Kerlin Gallery is delighted to present Broken, an exhibition of new paintings and sculptures by Guggi. The opening reception will take place on Thursday the 12 December in the company of the artist.
Since the early 1990s, Guggi’s work has continued to explore the depiction of common everyday objects. With a focus on repetition and abstraction, Guggi’s signature motifs of bowls and other vessels are transformed and set free from their normal context often articulated with a deceptive simplicity that heightens their stillness and meditative presence.
In this new exhibition, Guggi continues the ‘Broken’ series, first exhibited at Chateau La Coste, France, in 2018 and at Yoshii Gallery, Tokyo, in 2019. Working on distressed brown paper with torn edges and surface creases he divides the picture plane into two distinct sections; solid velvety, textured but geometric rectangles are juxtaposed with more open and fluid spaces. Now the line drawing of Guggi’s signature motifs begin to disappear and are replaced by urgent and gestural mark making as the organic forms embedded in the surface of the paper becomes self-evident. Thin washes of paint over weathered hues of colour cloak this symbolic terrain in transparent layers of time and memory.
In addition to the paintings, the floor of the gallery is occupied by a series of three bronze bowls. With their exact same form and dimensions, matt black exteriors and polished interiors, these stark unadorned vessels act as striking material ’here and now’ counterpoint to the wall works.
‘By salvaging beauty from distress, soulfulness from fragmentation, Guggi creates objects from another world. His battered blueprints of archetypal vessels, spectral beneath a haze of fraying colour, don’t sit so much as shudder, as if lit by a source deep inside that confounds their material substance. His are excavations of dissolving shape—half-remembered and half-erased. Fragile yet enduring, they echo an esoteric tradition of shattered urns, jars, and cups that dates back centuries—perennial metaphors for the breaking of forms necessary for the release of creativity. At once poignant and philosophical, figurative and abstract, Broken hovers between the physical and the spiritual, like long lost maps of the soul.’
– Kelly Grovier, historian and art critic on the ‘Broken’ Series, 2019
Recent solo exhibitions include: Broken, Yoshii Gallery, Tokyo, (December 2019); My Cup Overflows, Arcane Space, Los Angeles, (2019); Broken, Château La Coste, Le Puy Sainte Réparade, (2018); Black and White in Colour, Yoshii Gallery, Paris, (2017); New York, (2016 & 2010); Kerlin Gallery, Dublin, (2013); Accademia Fine Art, Monaco, (2012); Be Palermitano, Buenos Aires (2012); Freies Museum, Berlin, (2011) and John Rocha, London, (2010).
Guggi’s work is represented in the collections of The National Gallery of Ireland, Dublin, Ireland; The Irish Museum of Modern Art, Dublin, Ireland; Château La Coste, Le Puy Sainte Réparade, France; Akureyi Municipal Art Gallery, Reykjavik, Iceland and in private and corporate collections worldwide.
An artist working with drawing, painting and sculpture, Guggi digs deep into a personal yet universal subject matter: the quotidian beauty of household objects.
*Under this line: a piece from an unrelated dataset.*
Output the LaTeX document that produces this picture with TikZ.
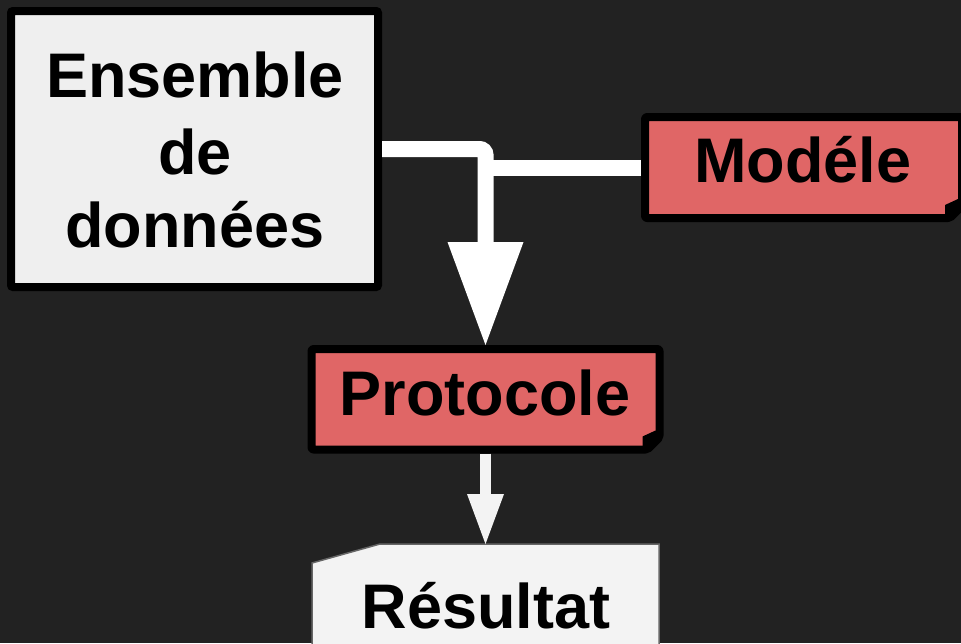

He committedly revisits his signature motifs of bowls, jugs and vessels, using repetition and abstraction to conjure an almost meditative state. In his paintings and works on paper, their forms appear tentative: broken outlines against resonant washes of abstract colour. And yet when Guggi continues his investigations as sculpture, these humble instruments are bestowed with a renewed majesty and power: polished bronze or fibreglass forms that seem to harness and heighten energy, with the simplicity and timelessness of prehistoric artefacts. Connecting both approaches is a sense of openness and fluidity, an attentiveness to prosaic details. “By salvaging beauty from distress, soulfulness from fragmentation,” writes historian and art critic Kelly Grovier, “Guggi creates objects from another world ... Fragile yet enduring, they echo an esoteric tradition of shattered urns, jars, and cups that date back centuries – perennial metaphors for the breaking of forms necessary for the release of creativity.”
Kerlin Gallery was founded in Dublin in 1988. It has built an international reputation for its dedicated, meaningful representation of leading contemporary artists through its exhibition, publishing and art fair programmes. Its current site was designed by the minimalist architect John Pawson in 1994 and offers 3,600 square feet of exhibition space over two floors in the heart of Dublin City Centre.